Now, Daum is no slouch when it comes to being really successful, and if you were looking for a guru type to write an article titled “8 Things Really Successful People Do,” it would be logical to turn to the man who wrote “Ten Things Really Amazing Employees Do,” and “10 Things Really Amazing Bosses Do.” (As far as I’m concerned, Daum has a monopoly on the “Really Amazing Things” thing.)
Still, when it comes to really, really successful people, I put you at the top of the list. Anyone who does as little work as you, and complains as much as you, and still manages to receive a regular paycheck, is clearly, really, really amazing.
While Daum’s things are not as good as your things, a brief run down could help my less successful readers focus their “efforts on rising above the tide” before they’re swept out to sea and drown. Just hold your nose and jump in.
Thing No. 1 is “Make Materialism Irrelevant.” Daum warns against a “foolish focus on the byproducts of success,” such as “fancy cars and houses.” This will be easy to do for most working people, since our bosses have managed to keep wages so low that the only byproduct of success we can possibly concern ourselves with is “eating.”
Simply by reading this column, you can tick the box for Thing No. 2, “Enhance Knowledge.” Daum is exactly right when he suggests you “connect with people who have the knowledge you need,” and I’m pretty positive you can base your entire career solely on my wisdom. Just because it hasn’t worked for me doesn’t mean it won’t work for you.
“Manage Relationship Expectations” is Thing No. 3. The plan here is to “make choices about the people who matter,” and “make sure they understand your limitations so they don’t take it personally when you can’t be present.” You can start by managing relationship expectations at home. Explain to your significant other that you have a major limitation in engaging in any conversation eight hours before, during and after any episode of “Game of Thrones.” You would think they would get the hint when you don’t turn on the television until you put on a suit of armor and insist on being called “Kahl Drogo of the House of Targaryn,” but some people need more management than others.

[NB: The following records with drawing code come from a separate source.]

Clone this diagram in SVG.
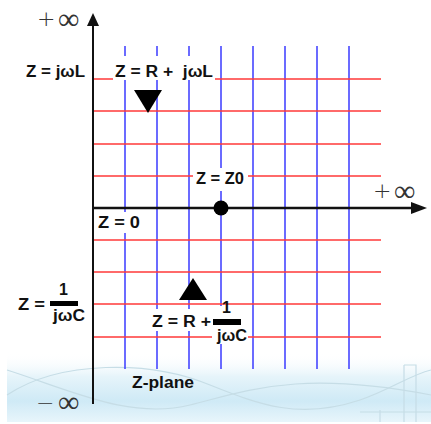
<svg xmlns="http://www.w3.org/2000/svg" width="431" height="424" viewBox="0 0 431 424">
  <defs>
    <linearGradient id="bg" x1="0" y1="0" x2="0" y2="1">
      <stop offset="0" stop-color="#ffffff" stop-opacity="0"/>
      <stop offset="0.35" stop-color="#e6f4fa"/>
      <stop offset="0.7" stop-color="#cfeaf6"/>
      <stop offset="1" stop-color="#e8f5fb"/>
    </linearGradient>
    <style>
      .blue { stroke: #3a3aff; stroke-width: 1.5; fill: none; }
      .red { stroke: #ff3838; stroke-width: 1.5; fill: none; }
      .lbl { font-family: "Liberation Sans", Arial, sans-serif; font-weight: bold; font-size: 16px; fill: #111; }
      .inf { font-family: "DejaVu Sans", "Liberation Serif", serif; font-size: 22px; font-weight: 200; fill: #333; }
      .big { font-size: 30px; }
      .mask { fill: #ffffff; }
      .wave { stroke: #c6dde6; stroke-width: 1.2; fill: none; }
    </style>
  </defs>
  <rect x="0" y="0" width="431" height="424" fill="#ffffff"/>
  <!-- decorative background band -->
  <g id="background">
    <rect x="7" y="352" width="424" height="70" fill="url(#bg)"/>
    <path class="wave" d="M7,395 C60,360 150,360 210,385 C260,405 300,420 360,400 C390,390 410,375 431,370"/>
    <path class="wave" d="M7,370 C70,390 130,420 190,405 C250,390 300,370 431,395"/>
    <path class="wave" d="M404,365 L416,365 L416,422 M404,365 L404,422"/>
    <path class="wave" d="M380,410 L380,422 M360,412 L431,412"/>
  </g>
  <!-- grid -->
  <g id="grid">
    <g class="blue">
      <line x1="125" y1="46" x2="125" y2="369"/>
      <line x1="157" y1="46" x2="157" y2="369"/>
      <line x1="189" y1="46" x2="189" y2="369"/>
      <line x1="221" y1="46" x2="221" y2="369"/>
      <line x1="253" y1="46" x2="253" y2="369"/>
      <line x1="285" y1="46" x2="285" y2="369"/>
      <line x1="317" y1="46" x2="317" y2="369"/>
      <line x1="349" y1="46" x2="349" y2="369"/>
    </g>
    <g class="red">
      <line x1="93" y1="79" x2="381" y2="79"/>
      <line x1="93" y1="111" x2="381" y2="111"/>
      <line x1="93" y1="144" x2="381" y2="144"/>
      <line x1="93" y1="176" x2="381" y2="176"/>
      <line x1="93" y1="240" x2="381" y2="240"/>
      <line x1="93" y1="272" x2="381" y2="272"/>
      <line x1="93" y1="304" x2="381" y2="304"/>
      <line x1="93" y1="337" x2="381" y2="337"/>
    </g>
  </g>
  <!-- axes (connectors) -->
  <g id="connectors">
    <line x1="93" y1="24" x2="93" y2="404" stroke="#111" stroke-width="2"/>
    <polygon points="93,13 99,26 87,26" fill="#111"/>
    <line x1="93" y1="208" x2="414" y2="208" stroke="#111" stroke-width="2.5"/>
    <polygon points="427,208 411,202 411,214" fill="#111"/>
  </g>
  <!-- infinity labels -->
  <g id="inf-labels">
    <text class="inf" x="37" y="26">+</text>
    <text class="inf big" x="58" y="29">∞</text>
    <text class="inf" x="373" y="198">+</text>
    <text class="inf big" x="394" y="201">∞</text>
    <text class="inf" x="36" y="410">−</text>
    <text class="inf big" x="58" y="412">∞</text>
  </g>
  <!-- Z = jωL -->
  <g id="node-jwl">
    <text class="lbl" x="26" y="77" textLength="59" lengthAdjust="spacingAndGlyphs">Z = jωL</text>
  </g>
  <!-- Z = R + jωL with down triangle -->
  <g id="node-rl">
    <rect class="mask" x="113" y="56" width="102" height="24"/>
    <text class="lbl" x="115" y="77" textLength="98" lengthAdjust="spacingAndGlyphs" xml:space="preserve">Z = R +  jωL</text>
    <polygon points="134,90 162,90 148,113" fill="#000"/>
  </g>
  <!-- Z = Z0 and dot -->
  <g id="node-z0">
    <rect class="mask" x="193" y="168" width="55" height="23"/>
    <text class="lbl" x="196" y="184" textLength="48" lengthAdjust="spacingAndGlyphs">Z = Z0</text>
    <circle cx="221" cy="208" r="7.5" fill="#000"/>
  </g>
  <!-- Z = 0 -->
  <g id="node-zero">
    <rect class="mask" x="95" y="212" width="50" height="21"/>
    <text class="lbl" x="98" y="228" textLength="42" lengthAdjust="spacingAndGlyphs">Z = 0</text>
  </g>
  <!-- Z = 1/jωC -->
  <g id="node-jwc">
    <text class="lbl" x="18" y="310" textLength="27" lengthAdjust="spacingAndGlyphs">Z =</text>
    <text class="lbl" x="59" y="295">1</text>
    <rect x="50" y="301" width="28" height="5" fill="#000"/>
    <text class="lbl" x="53" y="321" textLength="32" lengthAdjust="spacingAndGlyphs">jωC</text>
  </g>
  <!-- Z = R + 1/jωC with up triangle -->
  <g id="node-rc">
    <polygon points="179,300 207,300 193,278" fill="#000"/>
    <rect class="mask" x="150" y="309" width="62" height="22"/>
    <rect class="mask" x="212" y="306" width="36" height="38"/>
    <text class="lbl" x="152" y="327" textLength="59" lengthAdjust="spacingAndGlyphs">Z = R +</text>
    <text class="lbl" x="222" y="313">1</text>
    <rect x="213" y="319" width="28" height="6" fill="#000"/>
    <text class="lbl" x="217" y="341" textLength="30" lengthAdjust="spacingAndGlyphs">jωC</text>
  </g>
  <!-- Z-plane caption -->
  <g id="caption">
    <text class="lbl" x="132" y="388" textLength="62" lengthAdjust="spacingAndGlyphs">Z-plane</text>
  </g>
</svg>
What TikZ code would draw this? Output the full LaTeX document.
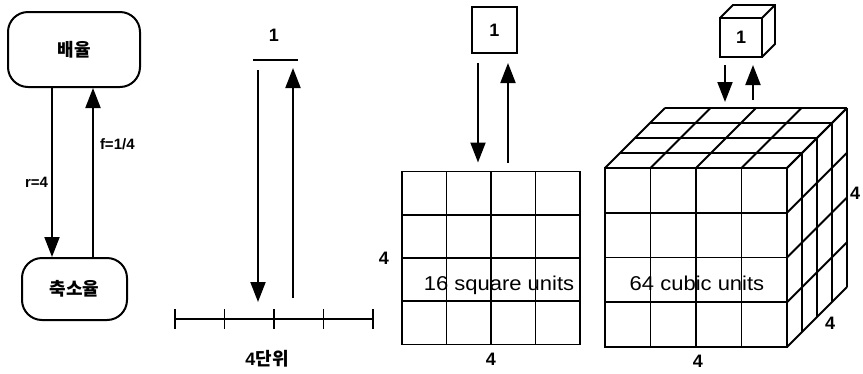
\documentclass[tikz,border=0pt]{standalone}
\usepackage{fontspec}
\setmainfont{Liberation Sans}
\newfontfamily\kofont{Noto Sans CJK KR}
\usepackage{graphicx}
\usetikzlibrary{arrows.meta, positioning, calc}

\begin{document}
\begin{tikzpicture}[
  x=1pt, y=-1pt,
  line width=2pt,
  arr/.style={-{Triangle[length=20pt,width=15pt]}},
  ratebox/.style={draw, rounded corners=20pt,
                  font=\kofont\fontsize{18}{20}\selectfont\bfseries},
  lbl/.style={font=\fontsize{18}{20}\selectfont\bfseries, inner sep=1pt},
  small/.style={font=\fontsize{15}{17}\selectfont\bfseries, inner sep=1pt},
  area/.style={font=\fontsize{20}{22}\selectfont, inner sep=0pt},
  face/.style={draw, inner sep=0pt, outer sep=0pt, line width=1.8pt},
  gline/.style={line width=1.8pt},
]
\useasboundingbox (0,0) rectangle (863,373);

%% --- 배율 / 축소율 ---
\node[ratebox, minimum width=132pt, minimum height=75pt] (mag) at (74,49.5) {배율};
\node[ratebox, minimum width=105pt, minimum height=62pt] (red) at (74.5,289) {축소율};
\draw[arr] (52,0 |- mag.south) -- (52,0 |- red.north)
  node[small, pos=0.56, left=2pt] (rlbl) {r=4};
\draw[arr] (93,0 |- red.north) -- (93,0 |- mag.south)
  node[small, pos=0.67, right=5pt] (flbl) {f=1/4};

%% --- 선분과 4단위 ---
\coordinate (ua) at (253,60);
\coordinate (ub) at (298,60);
\draw[gline] (ua) -- (ub);
\node[lbl] (uone) at (274,35) {1};
\coordinate (dtop) at (258,70);
\coordinate (dbot) at (258,302);
\coordinate (utop) at (293,68);
\coordinate (ubot) at (293,298);
\draw[arr] (dtop) -- (dbot);
\draw[arr] (ubot) -- (utop);
\coordinate (r0) at (175,319);
\coordinate (r4) at (373,319);
\draw[gline] (r0) -- (r4);
\foreach \i in {0,...,4}
  \draw[gline] ($(r0)!\i/4!(r4)$) ++(0,-10) -- ++(0,20);
\node[lbl] (len) at (267,359) {4{\kofont\bfseries 단위}};

%% --- 정사각형 ---
\node[face, minimum width=45pt, minimum height=46pt, lbl] (unitsq) at (494.5,30) {1};
\node[face, minimum width=178pt, minimum height=173pt] (sq) at (491,258) {};
\foreach \i in {1,2,3} {
  \draw[gline] ($(sq.north west)!\i/4!(sq.north east)$) -- ($(sq.south west)!\i/4!(sq.south east)$);
  \draw[gline] ($(sq.north west)!\i/4!(sq.south west)$) -- ($(sq.north east)!\i/4!(sq.south east)$);
}
\draw[arr, shorten <=10pt, shorten >=9pt] (478,0 |- unitsq.south) -- (478,0 |- sq.north);
\draw[arr, shorten <=9pt, shorten >=10pt] (508,0 |- sq.north) -- (508,0 |- unitsq.south);
\node[area] (sqtxt) at (499,285) {\scalebox{1.1}[1]{16 square units}};
\node[lbl, left=11pt] (sqside) at (sq.west) {4};
\node[lbl, below=7pt] (sqbase) at (sq.south) {4};

%% --- 정육면체 ---
\node[face, minimum width=42pt, minimum height=39pt, lbl] (unitcb) at (741,37.5) {1};
\draw[gline] (unitcb.north west) -- ++(13,-13) -- ++(42,0) -- ++(0,39) -- (unitcb.south east)
  (unitcb.north east) -- ++(13,-13);
\node[face, minimum width=182pt, minimum height=179pt] (front) at (696,257.5) {};
\foreach \i in {1,2,3} {
  \draw[gline] ($(front.north west)!\i/4!(front.north east)$) -- ($(front.south west)!\i/4!(front.south east)$);
  \draw[gline] ($(front.north west)!\i/4!(front.south west)$) -- ($(front.north east)!\i/4!(front.south east)$);
}
\foreach \i in {0,...,4} {
  \draw[gline] ($(front.north west)!\i/4!(front.north east)$) -- ++(60,-60);
  \draw[gline] ($(front.north west)+(\i*15,-\i*15)$) -- ++(182,0);
  \draw[gline] ($(front.north east)!\i/4!(front.south east)$) -- ++(60,-60);
  \draw[gline] ($(front.north east)+(\i*15,-\i*15)$) -- ++(0,179);
}
\coordinate (ctop) at ($(front.north west)+(60,-60)$);
\draw[arr, shorten <=8pt, shorten >=6pt] (725,0 |- unitcb.south) -- (725,0 |- ctop);
\draw[arr, shorten <=8pt, shorten >=8pt] (753,0 |- ctop) -- (753,0 |- unitcb.south);
\node[area] (cbtxt) at (697,283) {\scalebox{1.1}[1]{64 cubic units}};
\node[lbl] (cbh) at (855,193) {4};
\node[lbl] (cbd) at (830,323) {4};
\node[lbl] (cbw) at (698,361) {4};
\end{tikzpicture}
\end{document}
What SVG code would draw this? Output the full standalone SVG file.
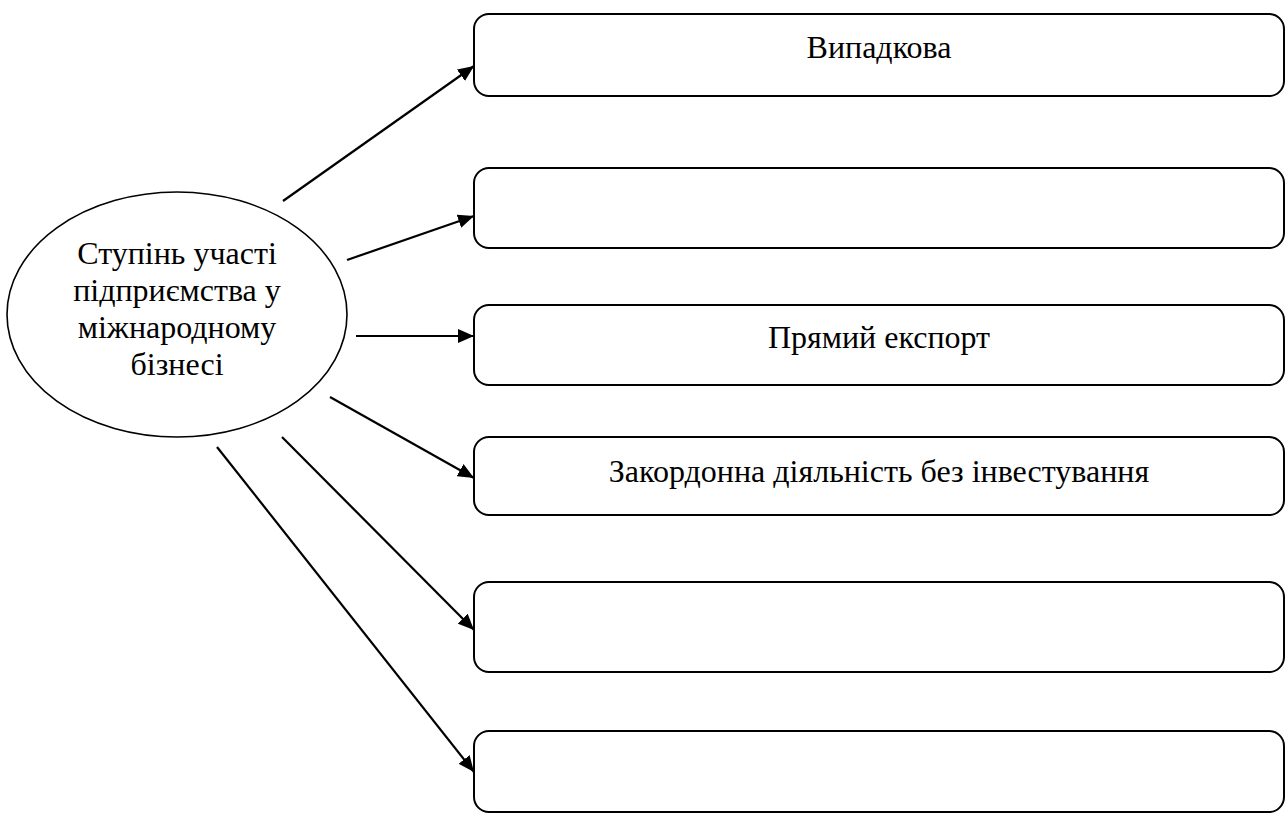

Thing No. 4 is “Practice Emotional Self-Awareness,” by which Daum suggests people “use their emotions to get what they want from life.” You learned this lesson at age two, and isn’t it interesting how falling to the ground, kicking your feet and screaming until your face turns red works as well in the conference room as it did in the sandbox.
Thing No. 5 is “Commit to a Physical Ideal,” and I think we can all agree that you have not only committed to a physical ideal, but you have achieved it. That giant muffin top may not look all that attractive in a Lycra track suit, but it will provide essential ballast should a hurricane try to sweep you away. Thing No. 6 is “gain clarity about spirituality.” This doesn’t mean you have to believe in a higher being, but you do have to admit, if people like your managers keep get promoted, miracles are possible.
Thing No. 7 is “Adhere to a Code of Ethics.” That doesn’t mean you have to be honest or loyal or respectful of others. You can actually make up your own code of ethics if you broadcast your rules “loud and clear so people know where you stand.” I suggest you start every day by jumping on your desk and broadcasting to your co-workers that you will lie and cheat to get ahead, and that anyone who stands in your way will be mowed down like bulldozer rolling over a field of daisies. Yes, it’s ugly, but it’s your ethical code, and you’re sticking with it.
If this seems overly harsh, consider Thing No. 8, “Focus on Time Efficiency.” As Daum so rightly says, “you can’t reach your pinnacle if you are wasting time on distractions.” I agree 100 percent. With all the lying and cheating you’re going to have to do, it’s clear that to be really successful, doing any actual work is just a distraction.
Bob Goldman was an advertising executive at a Fortune 500 company, but he finally wised up and opened Bob Goldman Financial Planning in Sausalito, California. He offers a virtual shoulder to cry on at firstname.lastname@example.org. To find out more about Bob Goldman, and read features by other Creators Syndicate writers and cartoonists, visit the Creators Syndicate web page at www.creators.com.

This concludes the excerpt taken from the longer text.